[Data extract start]

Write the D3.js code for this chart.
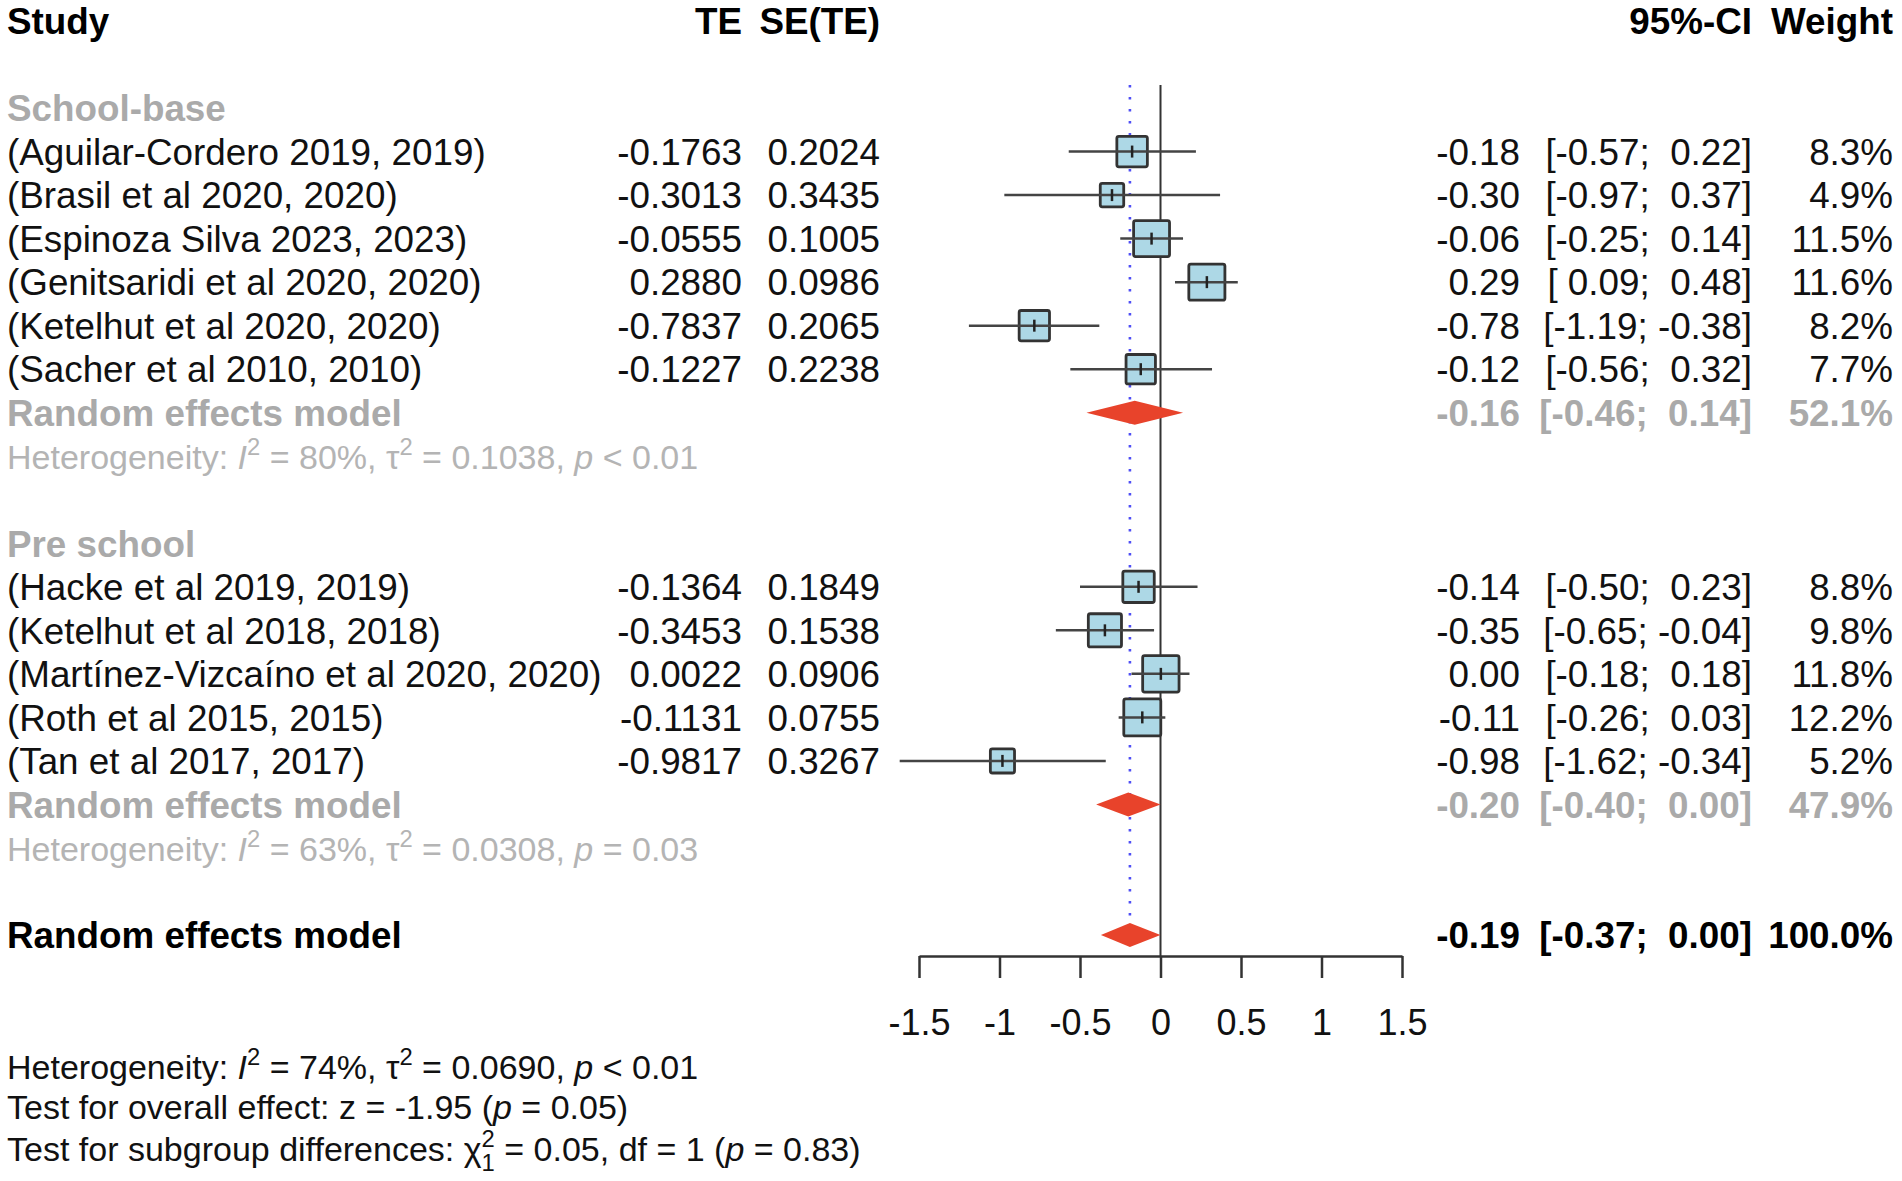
<!DOCTYPE html>
<html>
<head>
<meta charset="utf-8">
<script src="https://cdn.jsdelivr.net/npm/d3@7"></script>
<style>
  body { margin: 0; background: #fff; }
  text { font-family: "Liberation Sans", Arial, Helvetica, sans-serif; white-space: pre; }
</style>
</head>
<body>
<div class="chart"></div>
<script>
// Set up the canvas
var svgWidth = 1902;
var svgHeight = 1181;

// Study data
var studyNames = [
  "(Aguilar-Cordero 2019, 2019)",
  "(Brasil et al 2020, 2020)",
  "(Espinoza Silva 2023, 2023)",
  "(Genitsaridi et al 2020, 2020)",
  "(Ketelhut et al 2020, 2020)",
  "(Sacher et al 2010, 2010)",
  "(Hacke et al 2019, 2019)",
  "(Ketelhut et al 2018, 2018)",
  "(Martínez-Vizcaíno et al 2020, 2020)",
  "(Roth et al 2015, 2015)",
  "(Tan et al 2017, 2017)"
];
var studyGroup = [0, 0, 0, 0, 0, 0, 1, 1, 1, 1, 1];
var teVals = [-0.1763, -0.3013, -0.0555, 0.2880, -0.7837, -0.1227, -0.1364, -0.3453, 0.0022, -0.1131, -0.9817];
var seVals = [0.2024, 0.3435, 0.1005, 0.0986, 0.2065, 0.2238, 0.1849, 0.1538, 0.0906, 0.0755, 0.3267];
var estVals = [-0.18, -0.30, -0.06, 0.29, -0.78, -0.12, -0.14, -0.35, 0.00, -0.11, -0.98];
var lowerVals = [-0.57, -0.97, -0.25, 0.09, -1.19, -0.56, -0.50, -0.65, -0.18, -0.26, -1.62];
var upperVals = [0.22, 0.37, 0.14, 0.48, -0.38, 0.32, 0.23, -0.04, 0.18, 0.03, -0.34];
var weights = [8.3, 4.9, 11.5, 11.6, 8.2, 7.7, 8.8, 9.8, 11.8, 12.2, 5.2];

// Subgroup data
var groupNames = ["School-base", "Pre school"];
var groupEst = [-0.16, -0.20];
var groupLower = [-0.46, -0.40];
var groupUpper = [0.14, 0.00];
var groupWeight = [52.1, 47.9];
var groupI2 = ["80%", "63%"];
var groupTau2 = ["0.1038", "0.0308"];
var groupP = ["< 0.01", "= 0.03"];

// Overall random effects
var overallEst = -0.19;
var overallLower = -0.37;
var overallUpper = 0.00;
var overallWeight = 100.0;

var xTicks = [-1.5, -1, -0.5, 0, 0.5, 1, 1.5];

// row index of each line in the table
var groupStartRow = [2, 12];
var overallRow = 21;

var grey = "#aaaaaa";
var fs = 36.8;    // main font size
var fsHet = 34;   // heterogeneity / test font size

// Create the SVG wrapper
var svg = d3.select(".chart")
  .append("svg")
  .attr("width", svgWidth)
  .attr("height", svgHeight);

svg.append("rect").attr("width", svgWidth).attr("height", svgHeight).attr("fill", "#fff");

// scales
var xScale = d3.scaleLinear().domain([-1.5, 1.5]).range([919, 1402]);
var yRow = d3.scaleLinear().domain([0, 21]).range([21, 935]);
var boxSize = d3.scaleSqrt().domain([0, 12.2]).range([0, 37]);

// column anchors (right aligned)
var colTE = 742, colSE = 880, colEst = 1520, colCI = 1752, colW = 1893, colLeft = 7;

function pad(v) { return (v < 0 ? "" : " ") + v.toFixed(2); }
function ciText(lo, up) { return "[" + pad(lo) + "; " + pad(up) + "]"; }
function base(i, size) { return yRow(i) + 0.36 * (size || fs); }

// row for every study
var rows = studyNames.map(function(name, i) {
  var g = studyGroup[i];
  var k = studyGroup.slice(0, i).filter(function(d) { return d === g; }).length;
  return { i: i, row: groupStartRow[g] + 1 + k };
});

// Header
var header = svg.append("g").attr("font-weight", "bold").attr("font-size", fs).attr("fill", "#000");
header.append("text").attr("x", colLeft).attr("y", base(0)).text("Study");
header.append("text").attr("x", colTE).attr("y", base(0)).attr("text-anchor", "end").text("TE");
header.append("text").attr("x", colSE).attr("y", base(0)).attr("text-anchor", "end").text("SE(TE)");
header.append("text").attr("x", colCI).attr("y", base(0)).attr("text-anchor", "end").text("95%-CI");
header.append("text").attr("x", colW).attr("y", base(0)).attr("text-anchor", "end").text("Weight");

// reference lines
var topY = 85;
svg.append("line")
  .attr("x1", xScale(overallEst)).attr("x2", xScale(overallEst))
  .attr("y1", topY).attr("y2", yRow(overallRow) - 13)
  .attr("stroke", "#4f4ff5").attr("stroke-width", 2.6)
  .attr("stroke-dasharray", "2.6,9.4");

svg.append("line")
  .attr("x1", xScale(0)).attr("x2", xScale(0))
  .attr("y1", topY).attr("y2", 956)
  .attr("stroke", "#333").attr("stroke-width", 2);

// study text columns
var tbl = svg.append("g").attr("font-size", fs).attr("fill", "#111");
rows.forEach(function(r) {
  var i = r.i, yb = base(r.row);
  tbl.append("text").attr("x", colLeft).attr("y", yb).text(studyNames[i]);
  tbl.append("text").attr("x", colTE).attr("y", yb).attr("text-anchor", "end").text(teVals[i].toFixed(4));
  tbl.append("text").attr("x", colSE).attr("y", yb).attr("text-anchor", "end").text(seVals[i].toFixed(4));
  tbl.append("text").attr("x", colEst).attr("y", yb).attr("text-anchor", "end").text(estVals[i].toFixed(2));
  tbl.append("text").attr("x", colCI).attr("y", yb).attr("text-anchor", "end").text(ciText(lowerVals[i], upperVals[i]));
  tbl.append("text").attr("x", colW).attr("y", yb).attr("text-anchor", "end").text(weights[i].toFixed(1) + "%");
});

// heterogeneity text helper
function hetText(sel, x, y, size, color, i2, tau2, p) {
  var t = sel.append("text").attr("x", x).attr("y", y).attr("font-size", size).attr("fill", color);
  t.append("tspan").text("Heterogeneity: ");
  t.append("tspan").attr("font-style", "italic").text("I");
  t.append("tspan").attr("font-size", size * 0.7).attr("dy", -size * 0.42).text("2");
  t.append("tspan").attr("dy", size * 0.42).text(" = " + i2 + ", \u03c4");
  t.append("tspan").attr("font-size", size * 0.7).attr("dy", -size * 0.42).text("2");
  t.append("tspan").attr("dy", size * 0.42).text(" = " + tau2 + ", ");
  t.append("tspan").attr("font-style", "italic").text("p");
  t.append("tspan").text(" " + p);
  return t;
}

// subgroup labels and summaries
groupNames.forEach(function(g, k) {
  var r0 = groupStartRow[k];
  var n = studyGroup.filter(function(d) { return d === k; }).length;
  var rRem = r0 + n + 1;
  var gg = svg.append("g").attr("font-size", fs).attr("fill", grey).attr("font-weight", "bold");
  gg.append("text").attr("x", colLeft).attr("y", base(r0)).text(g);
  gg.append("text").attr("x", colLeft).attr("y", base(rRem)).text("Random effects model");
  gg.append("text").attr("x", colEst).attr("y", base(rRem)).attr("text-anchor", "end").text(groupEst[k].toFixed(2));
  gg.append("text").attr("x", colCI).attr("y", base(rRem)).attr("text-anchor", "end").text(ciText(groupLower[k], groupUpper[k]));
  gg.append("text").attr("x", colW).attr("y", base(rRem)).attr("text-anchor", "end").text(groupWeight[k].toFixed(1) + "%");
  hetText(svg, colLeft, base(rRem + 1, fsHet) + 1, fsHet, "#b4b4b4", groupI2[k], groupTau2[k], groupP[k]);

  // diamond
  var yc = yRow(rRem);
  svg.append("path")
    .attr("d", "M" + xScale(groupLower[k]) + "," + yc +
      "L" + xScale(groupEst[k]) + "," + (yc - 12) +
      "L" + xScale(groupUpper[k]) + "," + yc +
      "L" + xScale(groupEst[k]) + "," + (yc + 12) + "Z")
    .attr("fill", "#e8432b");
});

// overall
var ov = svg.append("g").attr("font-size", fs).attr("fill", "#000").attr("font-weight", "bold");
ov.append("text").attr("x", colLeft).attr("y", base(overallRow)).text("Random effects model");
ov.append("text").attr("x", colEst).attr("y", base(overallRow)).attr("text-anchor", "end").text(overallEst.toFixed(2));
ov.append("text").attr("x", colCI).attr("y", base(overallRow)).attr("text-anchor", "end").text(ciText(overallLower, overallUpper));
ov.append("text").attr("x", colW).attr("y", base(overallRow)).attr("text-anchor", "end").text(overallWeight.toFixed(1) + "%");

var yo = yRow(overallRow);
svg.append("path")
  .attr("d", "M" + xScale(overallLower) + "," + yo +
    "L" + xScale(overallEst) + "," + (yo - 12) +
    "L" + xScale(overallUpper) + "," + yo +
    "L" + xScale(overallEst) + "," + (yo + 12) + "Z")
  .attr("fill", "#e8432b");

// squares, CI lines and centre ticks
var marks = svg.append("g");
marks.selectAll("rect")
  .data(rows)
  .enter()
  .append("rect")
  .attr("x", d => xScale(teVals[d.i]) - boxSize(weights[d.i]) / 2)
  .attr("y", d => yRow(d.row) - boxSize(weights[d.i]) / 2)
  .attr("width", d => boxSize(weights[d.i]))
  .attr("height", d => boxSize(weights[d.i]))
  .attr("rx", 2)
  .attr("fill", "#add8e6")
  .attr("stroke", "#333")
  .attr("stroke-width", 2.8);

marks.selectAll("line.ci")
  .data(rows)
  .enter()
  .append("line")
  .attr("class", "ci")
  .attr("x1", d => xScale(lowerVals[d.i]))
  .attr("x2", d => xScale(upperVals[d.i]))
  .attr("y1", d => yRow(d.row))
  .attr("y2", d => yRow(d.row))
  .attr("stroke", "#444")
  .attr("stroke-width", 2.5);

marks.selectAll("line.mid")
  .data(rows)
  .enter()
  .append("line")
  .attr("class", "mid")
  .attr("x1", d => xScale(teVals[d.i]))
  .attr("x2", d => xScale(teVals[d.i]))
  .attr("y1", d => yRow(d.row) - 6)
  .attr("y2", d => yRow(d.row) + 6)
  .attr("stroke", "#222")
  .attr("stroke-width", 2.5);

// x axis
var axis = svg.append("g")
  .attr("transform", "translate(0, 956)")
  .call(d3.axisBottom(xScale)
    .tickValues(xTicks)
    .tickSize(22)
    .tickSizeOuter(0)
    .tickPadding(31)
    .tickFormat(d => String(d)));
axis.select(".domain").attr("stroke", "#333").attr("stroke-width", 2.5);
axis.selectAll(".tick line").attr("stroke", "#333").attr("stroke-width", 2.5);
axis.selectAll(".tick text")
  .attr("font-size", 36)
  .attr("fill", "#111")
  .attr("font-family", "Liberation Sans, Arial, sans-serif");

// bottom statistics
hetText(svg, colLeft, 1079, fsHet, "#111", "74%", "0.0690", "< 0.01");

var t2 = svg.append("text").attr("x", colLeft).attr("y", 1119).attr("font-size", fsHet).attr("fill", "#111");
t2.append("tspan").text("Test for overall effect: z = -1.95 (");
t2.append("tspan").attr("font-style", "italic").text("p");
t2.append("tspan").text(" = 0.05)");

var t3 = svg.append("text").attr("x", colLeft).attr("y", 1161).attr("font-size", fsHet).attr("fill", "#111");
t3.append("tspan").text("Test for subgroup differences: \u03c7");
t3.append("tspan").attr("font-size", fsHet * 0.7).attr("dy", -fsHet * 0.42).text("2");
t3.append("tspan").attr("font-size", fsHet * 0.7).attr("dx", -fsHet * 0.39).attr("dy", fsHet * 0.72).text("1");
t3.append("tspan").attr("dy", -fsHet * 0.3).text(" = 0.05, df = 1 (");
t3.append("tspan").attr("font-style", "italic").text("p");
t3.append("tspan").text(" = 0.83)");
</script>
</body>
</html>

[Data extract end]

### Exercise directions
Go through the listing above and list every line that has the word "chart".

### Complete answer
Write the D3.js code for this chart.
<div class="chart"></div>
var svg = d3.select(".chart")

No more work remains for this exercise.